Work out how many lines hold the string "with". Give that number and nothing more.

### Supplied information ###

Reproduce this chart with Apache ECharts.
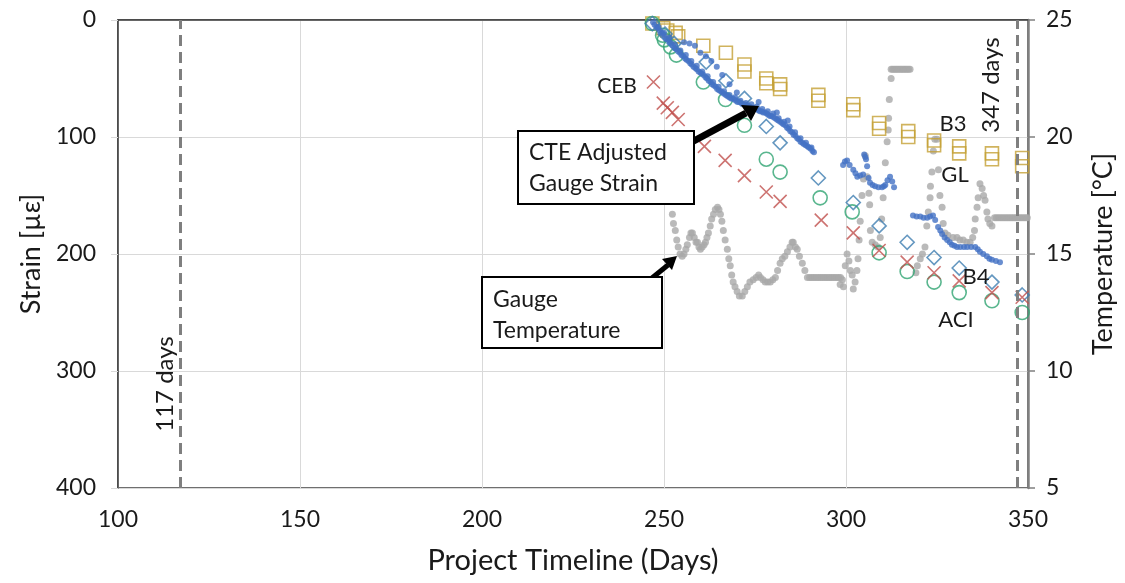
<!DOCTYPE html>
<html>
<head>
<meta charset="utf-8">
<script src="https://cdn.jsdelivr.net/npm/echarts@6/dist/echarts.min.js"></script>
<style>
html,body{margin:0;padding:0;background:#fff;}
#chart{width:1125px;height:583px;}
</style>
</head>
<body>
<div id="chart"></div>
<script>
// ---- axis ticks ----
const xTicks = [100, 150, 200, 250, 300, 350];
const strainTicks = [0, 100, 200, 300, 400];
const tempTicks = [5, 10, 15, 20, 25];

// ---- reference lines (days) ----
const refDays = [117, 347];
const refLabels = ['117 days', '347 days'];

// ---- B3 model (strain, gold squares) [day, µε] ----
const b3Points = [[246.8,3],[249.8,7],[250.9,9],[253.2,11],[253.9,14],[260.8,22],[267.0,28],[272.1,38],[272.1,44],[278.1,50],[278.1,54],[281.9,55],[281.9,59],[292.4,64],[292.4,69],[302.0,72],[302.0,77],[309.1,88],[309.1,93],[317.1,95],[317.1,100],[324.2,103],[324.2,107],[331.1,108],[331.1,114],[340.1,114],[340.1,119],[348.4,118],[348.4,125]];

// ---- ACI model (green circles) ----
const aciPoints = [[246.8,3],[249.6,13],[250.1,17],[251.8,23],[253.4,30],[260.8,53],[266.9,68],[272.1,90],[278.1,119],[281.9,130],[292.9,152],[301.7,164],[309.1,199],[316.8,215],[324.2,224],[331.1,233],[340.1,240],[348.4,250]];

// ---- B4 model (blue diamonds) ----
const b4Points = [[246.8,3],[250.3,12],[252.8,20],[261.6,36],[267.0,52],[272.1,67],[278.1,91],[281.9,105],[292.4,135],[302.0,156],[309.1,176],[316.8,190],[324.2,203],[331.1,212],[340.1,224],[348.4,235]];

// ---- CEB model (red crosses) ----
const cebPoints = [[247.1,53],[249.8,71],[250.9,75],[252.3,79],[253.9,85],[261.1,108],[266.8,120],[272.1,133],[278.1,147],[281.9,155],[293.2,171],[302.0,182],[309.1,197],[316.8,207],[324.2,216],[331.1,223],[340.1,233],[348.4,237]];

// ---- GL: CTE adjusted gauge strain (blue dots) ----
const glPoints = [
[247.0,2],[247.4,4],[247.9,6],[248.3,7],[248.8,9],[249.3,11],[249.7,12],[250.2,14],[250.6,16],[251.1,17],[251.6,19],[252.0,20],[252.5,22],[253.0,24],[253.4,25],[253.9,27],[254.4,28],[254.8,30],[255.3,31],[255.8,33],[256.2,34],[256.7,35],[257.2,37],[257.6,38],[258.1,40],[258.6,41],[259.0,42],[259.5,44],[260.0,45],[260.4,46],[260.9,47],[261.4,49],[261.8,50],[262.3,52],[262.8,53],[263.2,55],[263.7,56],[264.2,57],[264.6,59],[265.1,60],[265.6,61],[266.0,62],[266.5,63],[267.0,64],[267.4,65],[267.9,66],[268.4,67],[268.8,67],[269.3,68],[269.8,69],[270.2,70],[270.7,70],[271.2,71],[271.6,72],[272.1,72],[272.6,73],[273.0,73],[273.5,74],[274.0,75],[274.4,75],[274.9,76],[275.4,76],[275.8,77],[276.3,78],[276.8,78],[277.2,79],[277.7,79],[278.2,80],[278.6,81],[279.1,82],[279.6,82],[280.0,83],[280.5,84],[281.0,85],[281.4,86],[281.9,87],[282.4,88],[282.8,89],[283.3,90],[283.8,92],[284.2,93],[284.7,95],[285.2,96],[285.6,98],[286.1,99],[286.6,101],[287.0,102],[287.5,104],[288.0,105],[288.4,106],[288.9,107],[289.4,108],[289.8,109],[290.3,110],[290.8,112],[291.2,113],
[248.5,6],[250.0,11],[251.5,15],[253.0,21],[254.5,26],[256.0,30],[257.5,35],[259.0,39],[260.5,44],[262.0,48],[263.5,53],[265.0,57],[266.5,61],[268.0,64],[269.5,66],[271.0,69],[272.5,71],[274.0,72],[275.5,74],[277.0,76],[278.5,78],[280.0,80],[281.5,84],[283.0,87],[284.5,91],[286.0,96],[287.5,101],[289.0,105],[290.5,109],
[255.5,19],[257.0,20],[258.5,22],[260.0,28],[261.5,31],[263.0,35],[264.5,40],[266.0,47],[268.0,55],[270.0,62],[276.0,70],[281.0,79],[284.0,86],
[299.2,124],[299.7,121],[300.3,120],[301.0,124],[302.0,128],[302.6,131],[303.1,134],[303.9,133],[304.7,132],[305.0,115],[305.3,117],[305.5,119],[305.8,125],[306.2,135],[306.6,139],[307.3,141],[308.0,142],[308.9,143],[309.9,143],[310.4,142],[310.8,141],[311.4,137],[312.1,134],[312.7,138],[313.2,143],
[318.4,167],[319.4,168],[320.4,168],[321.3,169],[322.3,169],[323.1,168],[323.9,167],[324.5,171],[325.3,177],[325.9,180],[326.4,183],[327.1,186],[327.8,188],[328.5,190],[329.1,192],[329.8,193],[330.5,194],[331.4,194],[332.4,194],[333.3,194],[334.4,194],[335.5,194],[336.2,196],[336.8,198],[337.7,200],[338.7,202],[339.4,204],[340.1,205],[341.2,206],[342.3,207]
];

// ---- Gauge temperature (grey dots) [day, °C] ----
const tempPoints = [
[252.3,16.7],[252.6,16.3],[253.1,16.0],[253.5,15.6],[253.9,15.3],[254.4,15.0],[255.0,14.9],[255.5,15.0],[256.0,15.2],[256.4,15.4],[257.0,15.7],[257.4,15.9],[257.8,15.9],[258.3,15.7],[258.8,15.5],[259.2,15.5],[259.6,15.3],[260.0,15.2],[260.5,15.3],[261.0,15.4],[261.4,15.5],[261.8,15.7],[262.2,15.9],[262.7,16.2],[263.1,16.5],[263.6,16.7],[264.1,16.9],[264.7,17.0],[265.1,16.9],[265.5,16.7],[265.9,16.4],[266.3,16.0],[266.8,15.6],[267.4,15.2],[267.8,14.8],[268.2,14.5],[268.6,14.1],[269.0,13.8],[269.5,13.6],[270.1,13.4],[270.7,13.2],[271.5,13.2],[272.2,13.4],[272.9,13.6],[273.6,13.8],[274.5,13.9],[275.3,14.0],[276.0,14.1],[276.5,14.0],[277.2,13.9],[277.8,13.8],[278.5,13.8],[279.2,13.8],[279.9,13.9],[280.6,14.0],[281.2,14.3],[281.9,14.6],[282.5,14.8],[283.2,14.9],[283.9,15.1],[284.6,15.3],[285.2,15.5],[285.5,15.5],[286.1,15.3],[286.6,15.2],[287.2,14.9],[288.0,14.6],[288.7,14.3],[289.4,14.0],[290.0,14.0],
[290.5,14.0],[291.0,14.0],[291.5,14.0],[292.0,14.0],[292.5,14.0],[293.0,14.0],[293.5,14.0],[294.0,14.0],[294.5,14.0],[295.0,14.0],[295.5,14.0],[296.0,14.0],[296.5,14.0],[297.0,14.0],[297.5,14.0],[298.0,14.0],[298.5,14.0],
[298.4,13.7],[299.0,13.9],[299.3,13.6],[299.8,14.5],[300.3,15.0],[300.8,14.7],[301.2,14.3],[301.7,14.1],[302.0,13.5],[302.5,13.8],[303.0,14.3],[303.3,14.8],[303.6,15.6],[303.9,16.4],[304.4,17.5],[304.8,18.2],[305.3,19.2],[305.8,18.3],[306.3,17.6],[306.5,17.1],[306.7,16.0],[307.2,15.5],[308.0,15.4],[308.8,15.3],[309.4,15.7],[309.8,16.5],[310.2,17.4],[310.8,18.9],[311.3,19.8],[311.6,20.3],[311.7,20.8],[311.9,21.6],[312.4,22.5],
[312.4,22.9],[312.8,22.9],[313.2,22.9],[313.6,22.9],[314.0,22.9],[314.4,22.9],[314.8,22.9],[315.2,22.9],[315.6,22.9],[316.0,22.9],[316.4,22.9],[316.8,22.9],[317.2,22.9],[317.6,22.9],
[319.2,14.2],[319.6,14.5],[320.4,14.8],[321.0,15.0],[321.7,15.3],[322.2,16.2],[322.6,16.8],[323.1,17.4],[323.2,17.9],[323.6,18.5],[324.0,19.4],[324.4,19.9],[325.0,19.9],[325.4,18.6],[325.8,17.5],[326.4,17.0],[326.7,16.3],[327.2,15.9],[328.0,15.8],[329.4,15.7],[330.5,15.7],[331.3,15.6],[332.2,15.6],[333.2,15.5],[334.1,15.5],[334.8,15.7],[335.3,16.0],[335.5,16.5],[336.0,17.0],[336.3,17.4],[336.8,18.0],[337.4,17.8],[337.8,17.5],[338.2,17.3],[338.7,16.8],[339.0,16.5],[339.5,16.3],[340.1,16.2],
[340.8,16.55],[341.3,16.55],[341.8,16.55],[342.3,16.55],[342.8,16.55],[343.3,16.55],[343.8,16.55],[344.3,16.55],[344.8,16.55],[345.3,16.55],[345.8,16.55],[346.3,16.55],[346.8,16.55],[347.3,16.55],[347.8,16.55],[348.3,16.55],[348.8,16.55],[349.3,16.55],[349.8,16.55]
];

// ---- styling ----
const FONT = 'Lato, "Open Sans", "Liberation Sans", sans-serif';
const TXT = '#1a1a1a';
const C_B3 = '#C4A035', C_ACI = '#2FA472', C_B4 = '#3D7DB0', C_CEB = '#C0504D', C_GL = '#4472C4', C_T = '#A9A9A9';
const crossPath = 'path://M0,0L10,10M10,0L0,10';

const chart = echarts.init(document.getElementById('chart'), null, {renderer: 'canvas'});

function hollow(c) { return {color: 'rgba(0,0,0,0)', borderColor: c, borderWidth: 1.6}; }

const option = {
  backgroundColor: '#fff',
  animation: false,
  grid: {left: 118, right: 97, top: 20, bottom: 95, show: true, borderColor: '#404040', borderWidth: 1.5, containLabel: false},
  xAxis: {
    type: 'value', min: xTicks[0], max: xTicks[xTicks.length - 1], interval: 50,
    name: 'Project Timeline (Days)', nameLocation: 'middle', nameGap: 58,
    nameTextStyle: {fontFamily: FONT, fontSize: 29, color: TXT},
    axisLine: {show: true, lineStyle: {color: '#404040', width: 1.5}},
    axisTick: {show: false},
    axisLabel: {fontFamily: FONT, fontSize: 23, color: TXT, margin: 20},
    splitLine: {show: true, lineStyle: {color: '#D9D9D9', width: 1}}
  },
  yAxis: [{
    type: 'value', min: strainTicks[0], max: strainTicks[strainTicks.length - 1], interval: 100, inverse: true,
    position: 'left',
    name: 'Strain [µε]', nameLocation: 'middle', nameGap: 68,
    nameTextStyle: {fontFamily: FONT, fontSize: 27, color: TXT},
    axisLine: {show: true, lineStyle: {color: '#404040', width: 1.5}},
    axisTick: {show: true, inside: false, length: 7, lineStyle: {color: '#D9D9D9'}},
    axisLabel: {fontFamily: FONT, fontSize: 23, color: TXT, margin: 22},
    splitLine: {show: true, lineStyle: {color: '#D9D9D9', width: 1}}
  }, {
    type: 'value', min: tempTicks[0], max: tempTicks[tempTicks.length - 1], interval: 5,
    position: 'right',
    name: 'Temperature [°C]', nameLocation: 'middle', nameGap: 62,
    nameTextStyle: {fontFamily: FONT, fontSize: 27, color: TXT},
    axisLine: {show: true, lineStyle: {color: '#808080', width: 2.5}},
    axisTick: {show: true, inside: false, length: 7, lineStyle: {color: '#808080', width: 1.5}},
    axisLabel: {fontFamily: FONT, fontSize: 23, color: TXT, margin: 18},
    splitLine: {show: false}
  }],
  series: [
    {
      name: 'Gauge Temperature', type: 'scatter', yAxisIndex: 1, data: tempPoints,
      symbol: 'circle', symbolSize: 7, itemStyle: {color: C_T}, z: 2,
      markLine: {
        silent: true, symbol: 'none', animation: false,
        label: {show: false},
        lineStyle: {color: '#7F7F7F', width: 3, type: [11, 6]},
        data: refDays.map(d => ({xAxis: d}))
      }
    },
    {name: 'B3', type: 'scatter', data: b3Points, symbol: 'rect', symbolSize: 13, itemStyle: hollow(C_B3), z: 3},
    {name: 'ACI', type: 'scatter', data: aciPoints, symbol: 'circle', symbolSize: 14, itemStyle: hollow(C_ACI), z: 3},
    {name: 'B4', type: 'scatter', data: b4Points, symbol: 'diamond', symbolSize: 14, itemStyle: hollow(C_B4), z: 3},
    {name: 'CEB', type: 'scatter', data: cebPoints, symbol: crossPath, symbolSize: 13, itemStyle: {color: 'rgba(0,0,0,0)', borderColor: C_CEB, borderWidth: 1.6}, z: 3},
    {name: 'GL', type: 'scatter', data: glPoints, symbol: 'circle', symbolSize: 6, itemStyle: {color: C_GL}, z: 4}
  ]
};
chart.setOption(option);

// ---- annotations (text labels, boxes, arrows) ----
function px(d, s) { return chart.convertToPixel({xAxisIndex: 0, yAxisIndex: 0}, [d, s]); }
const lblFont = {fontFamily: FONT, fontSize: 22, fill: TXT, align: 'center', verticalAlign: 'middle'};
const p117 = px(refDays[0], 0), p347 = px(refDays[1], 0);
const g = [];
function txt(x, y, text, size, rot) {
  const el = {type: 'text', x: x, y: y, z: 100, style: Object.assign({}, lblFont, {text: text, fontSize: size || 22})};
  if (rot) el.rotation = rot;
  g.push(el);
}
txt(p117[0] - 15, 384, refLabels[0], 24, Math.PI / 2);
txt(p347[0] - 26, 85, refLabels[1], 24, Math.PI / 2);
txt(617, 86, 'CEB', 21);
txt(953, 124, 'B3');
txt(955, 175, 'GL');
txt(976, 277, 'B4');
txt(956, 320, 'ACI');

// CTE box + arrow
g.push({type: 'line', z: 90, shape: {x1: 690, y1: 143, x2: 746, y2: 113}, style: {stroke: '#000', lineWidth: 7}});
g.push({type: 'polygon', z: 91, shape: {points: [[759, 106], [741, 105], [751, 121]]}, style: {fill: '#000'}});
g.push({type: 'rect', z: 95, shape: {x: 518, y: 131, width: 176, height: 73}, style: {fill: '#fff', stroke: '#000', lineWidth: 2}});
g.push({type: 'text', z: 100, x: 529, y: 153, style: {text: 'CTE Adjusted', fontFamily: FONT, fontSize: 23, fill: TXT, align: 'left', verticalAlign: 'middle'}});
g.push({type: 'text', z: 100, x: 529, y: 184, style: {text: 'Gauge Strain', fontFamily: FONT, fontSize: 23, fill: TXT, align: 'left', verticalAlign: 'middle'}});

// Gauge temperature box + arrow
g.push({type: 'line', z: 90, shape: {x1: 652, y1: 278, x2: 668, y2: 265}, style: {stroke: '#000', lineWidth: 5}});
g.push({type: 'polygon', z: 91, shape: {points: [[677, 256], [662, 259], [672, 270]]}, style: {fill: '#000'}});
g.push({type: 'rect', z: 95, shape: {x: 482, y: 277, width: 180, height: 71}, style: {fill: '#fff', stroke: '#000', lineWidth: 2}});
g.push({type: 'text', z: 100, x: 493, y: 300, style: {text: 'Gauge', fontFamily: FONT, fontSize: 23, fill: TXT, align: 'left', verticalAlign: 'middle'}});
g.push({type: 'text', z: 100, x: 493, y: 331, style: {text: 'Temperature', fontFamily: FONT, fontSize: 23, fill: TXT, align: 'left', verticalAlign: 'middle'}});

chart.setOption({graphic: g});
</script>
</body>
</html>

###
### Supplied information ###

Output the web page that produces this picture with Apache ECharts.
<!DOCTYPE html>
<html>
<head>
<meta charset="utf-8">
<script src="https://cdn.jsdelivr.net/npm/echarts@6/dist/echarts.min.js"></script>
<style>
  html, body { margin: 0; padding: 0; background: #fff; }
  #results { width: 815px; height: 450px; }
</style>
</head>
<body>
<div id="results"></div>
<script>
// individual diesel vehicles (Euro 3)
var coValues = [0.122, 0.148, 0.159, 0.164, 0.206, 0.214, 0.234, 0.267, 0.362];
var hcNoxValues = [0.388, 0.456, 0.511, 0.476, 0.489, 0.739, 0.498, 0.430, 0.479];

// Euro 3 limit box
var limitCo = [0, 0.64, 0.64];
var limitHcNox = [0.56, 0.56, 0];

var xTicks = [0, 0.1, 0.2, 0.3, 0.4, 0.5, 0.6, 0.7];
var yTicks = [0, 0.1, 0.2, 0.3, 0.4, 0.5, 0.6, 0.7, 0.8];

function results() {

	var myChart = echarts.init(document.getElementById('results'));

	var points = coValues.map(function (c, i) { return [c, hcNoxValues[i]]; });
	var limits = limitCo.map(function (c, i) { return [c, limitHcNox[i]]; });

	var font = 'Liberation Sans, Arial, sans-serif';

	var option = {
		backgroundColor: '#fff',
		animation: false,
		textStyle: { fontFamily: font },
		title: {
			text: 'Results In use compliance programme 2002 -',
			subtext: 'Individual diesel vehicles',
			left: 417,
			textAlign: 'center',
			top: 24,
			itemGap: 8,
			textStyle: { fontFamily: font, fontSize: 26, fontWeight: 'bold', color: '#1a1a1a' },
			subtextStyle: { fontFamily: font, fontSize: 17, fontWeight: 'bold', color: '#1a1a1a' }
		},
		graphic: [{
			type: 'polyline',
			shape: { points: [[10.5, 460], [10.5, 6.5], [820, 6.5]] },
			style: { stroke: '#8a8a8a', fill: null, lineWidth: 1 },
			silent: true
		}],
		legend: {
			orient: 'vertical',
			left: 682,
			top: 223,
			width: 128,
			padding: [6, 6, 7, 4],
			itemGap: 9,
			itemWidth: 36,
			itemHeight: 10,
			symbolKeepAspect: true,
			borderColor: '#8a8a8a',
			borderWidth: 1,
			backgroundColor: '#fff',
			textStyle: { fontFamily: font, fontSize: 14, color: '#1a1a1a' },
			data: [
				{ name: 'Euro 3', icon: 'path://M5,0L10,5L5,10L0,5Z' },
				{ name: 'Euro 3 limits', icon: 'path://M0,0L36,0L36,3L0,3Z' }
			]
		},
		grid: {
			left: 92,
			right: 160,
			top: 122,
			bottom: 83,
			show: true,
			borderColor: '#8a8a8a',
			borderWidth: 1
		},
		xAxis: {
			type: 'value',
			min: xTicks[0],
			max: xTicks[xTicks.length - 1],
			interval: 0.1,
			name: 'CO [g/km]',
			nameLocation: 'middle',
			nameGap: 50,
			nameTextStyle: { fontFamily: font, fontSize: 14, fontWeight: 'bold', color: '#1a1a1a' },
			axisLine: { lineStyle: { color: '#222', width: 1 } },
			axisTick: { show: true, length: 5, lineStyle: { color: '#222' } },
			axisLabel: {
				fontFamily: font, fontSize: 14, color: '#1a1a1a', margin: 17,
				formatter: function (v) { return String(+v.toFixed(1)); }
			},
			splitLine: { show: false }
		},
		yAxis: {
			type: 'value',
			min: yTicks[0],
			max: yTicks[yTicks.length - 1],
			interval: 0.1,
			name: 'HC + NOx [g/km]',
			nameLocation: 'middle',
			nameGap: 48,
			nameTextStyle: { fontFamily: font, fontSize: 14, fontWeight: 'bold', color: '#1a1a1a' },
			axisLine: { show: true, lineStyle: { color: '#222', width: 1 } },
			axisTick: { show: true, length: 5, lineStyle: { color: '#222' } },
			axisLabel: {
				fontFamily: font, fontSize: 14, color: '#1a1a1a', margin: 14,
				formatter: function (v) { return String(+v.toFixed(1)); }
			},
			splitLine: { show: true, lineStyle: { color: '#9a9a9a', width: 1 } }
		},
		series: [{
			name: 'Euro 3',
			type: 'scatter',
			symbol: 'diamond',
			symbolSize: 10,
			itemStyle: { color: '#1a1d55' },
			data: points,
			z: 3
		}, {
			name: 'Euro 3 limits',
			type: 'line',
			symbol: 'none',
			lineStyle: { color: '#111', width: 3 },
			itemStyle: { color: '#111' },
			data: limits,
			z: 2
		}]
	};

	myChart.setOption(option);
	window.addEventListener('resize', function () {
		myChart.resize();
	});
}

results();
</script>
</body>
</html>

###
### Supplied information ###

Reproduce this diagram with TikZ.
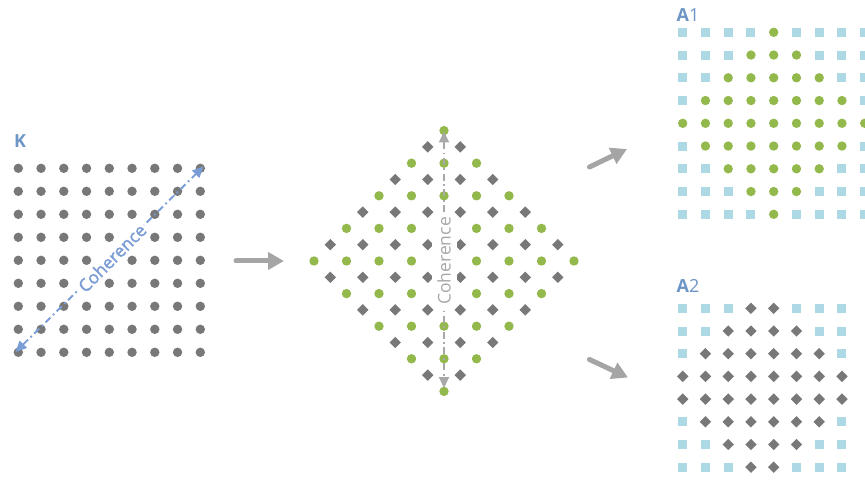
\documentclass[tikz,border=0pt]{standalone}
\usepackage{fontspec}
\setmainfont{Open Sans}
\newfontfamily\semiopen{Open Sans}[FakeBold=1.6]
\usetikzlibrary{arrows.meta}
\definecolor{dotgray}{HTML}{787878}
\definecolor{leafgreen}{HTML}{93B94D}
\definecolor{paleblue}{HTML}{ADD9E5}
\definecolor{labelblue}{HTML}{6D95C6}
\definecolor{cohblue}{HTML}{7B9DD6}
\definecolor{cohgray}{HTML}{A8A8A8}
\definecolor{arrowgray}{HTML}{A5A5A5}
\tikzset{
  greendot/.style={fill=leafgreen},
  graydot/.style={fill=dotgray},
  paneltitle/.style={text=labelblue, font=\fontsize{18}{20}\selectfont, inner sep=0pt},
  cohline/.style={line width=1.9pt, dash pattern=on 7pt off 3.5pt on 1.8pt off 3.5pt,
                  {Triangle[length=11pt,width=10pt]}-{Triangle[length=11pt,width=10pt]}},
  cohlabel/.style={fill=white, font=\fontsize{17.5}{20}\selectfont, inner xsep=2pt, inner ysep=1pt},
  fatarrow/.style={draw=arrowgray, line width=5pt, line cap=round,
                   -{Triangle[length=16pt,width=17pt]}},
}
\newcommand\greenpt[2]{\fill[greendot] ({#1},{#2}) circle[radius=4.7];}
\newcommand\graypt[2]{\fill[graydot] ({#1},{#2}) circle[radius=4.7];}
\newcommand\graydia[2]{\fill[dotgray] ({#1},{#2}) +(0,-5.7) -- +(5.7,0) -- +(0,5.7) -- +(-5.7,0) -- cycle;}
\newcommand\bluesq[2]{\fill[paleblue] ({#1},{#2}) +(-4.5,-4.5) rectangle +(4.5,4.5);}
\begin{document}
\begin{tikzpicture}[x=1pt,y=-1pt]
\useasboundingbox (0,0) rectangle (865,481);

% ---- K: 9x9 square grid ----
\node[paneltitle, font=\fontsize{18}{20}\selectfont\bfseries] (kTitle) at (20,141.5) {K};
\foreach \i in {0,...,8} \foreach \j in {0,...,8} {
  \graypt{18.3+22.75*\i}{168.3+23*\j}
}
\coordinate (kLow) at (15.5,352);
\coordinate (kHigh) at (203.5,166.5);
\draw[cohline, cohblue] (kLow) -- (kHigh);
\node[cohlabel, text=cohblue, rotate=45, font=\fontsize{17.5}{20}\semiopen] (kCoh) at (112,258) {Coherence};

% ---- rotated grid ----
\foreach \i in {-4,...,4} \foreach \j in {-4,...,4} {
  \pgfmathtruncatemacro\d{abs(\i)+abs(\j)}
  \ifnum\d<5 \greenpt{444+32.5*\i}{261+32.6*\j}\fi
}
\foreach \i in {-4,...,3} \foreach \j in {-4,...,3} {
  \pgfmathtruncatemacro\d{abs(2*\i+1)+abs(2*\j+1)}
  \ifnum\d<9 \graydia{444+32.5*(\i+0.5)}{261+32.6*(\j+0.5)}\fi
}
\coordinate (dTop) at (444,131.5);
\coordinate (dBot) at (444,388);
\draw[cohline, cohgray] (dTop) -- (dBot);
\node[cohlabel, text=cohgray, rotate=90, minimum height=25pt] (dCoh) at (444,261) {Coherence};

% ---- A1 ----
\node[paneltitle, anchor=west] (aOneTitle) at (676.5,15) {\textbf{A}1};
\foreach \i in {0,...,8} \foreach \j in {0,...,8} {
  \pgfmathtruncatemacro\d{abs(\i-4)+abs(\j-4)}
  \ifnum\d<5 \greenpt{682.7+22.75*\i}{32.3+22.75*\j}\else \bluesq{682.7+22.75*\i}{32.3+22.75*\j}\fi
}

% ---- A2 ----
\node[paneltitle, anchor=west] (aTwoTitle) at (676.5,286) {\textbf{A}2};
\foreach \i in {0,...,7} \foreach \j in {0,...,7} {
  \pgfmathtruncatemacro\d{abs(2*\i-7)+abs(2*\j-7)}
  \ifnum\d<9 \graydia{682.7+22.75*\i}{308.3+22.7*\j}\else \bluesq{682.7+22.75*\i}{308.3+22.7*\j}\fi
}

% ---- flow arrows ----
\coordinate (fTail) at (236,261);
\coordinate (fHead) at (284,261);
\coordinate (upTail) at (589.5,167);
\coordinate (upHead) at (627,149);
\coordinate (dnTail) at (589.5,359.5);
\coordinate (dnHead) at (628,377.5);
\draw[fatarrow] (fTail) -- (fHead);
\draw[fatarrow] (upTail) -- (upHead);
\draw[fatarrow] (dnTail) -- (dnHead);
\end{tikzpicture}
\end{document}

###

Output for this exercise ▸
3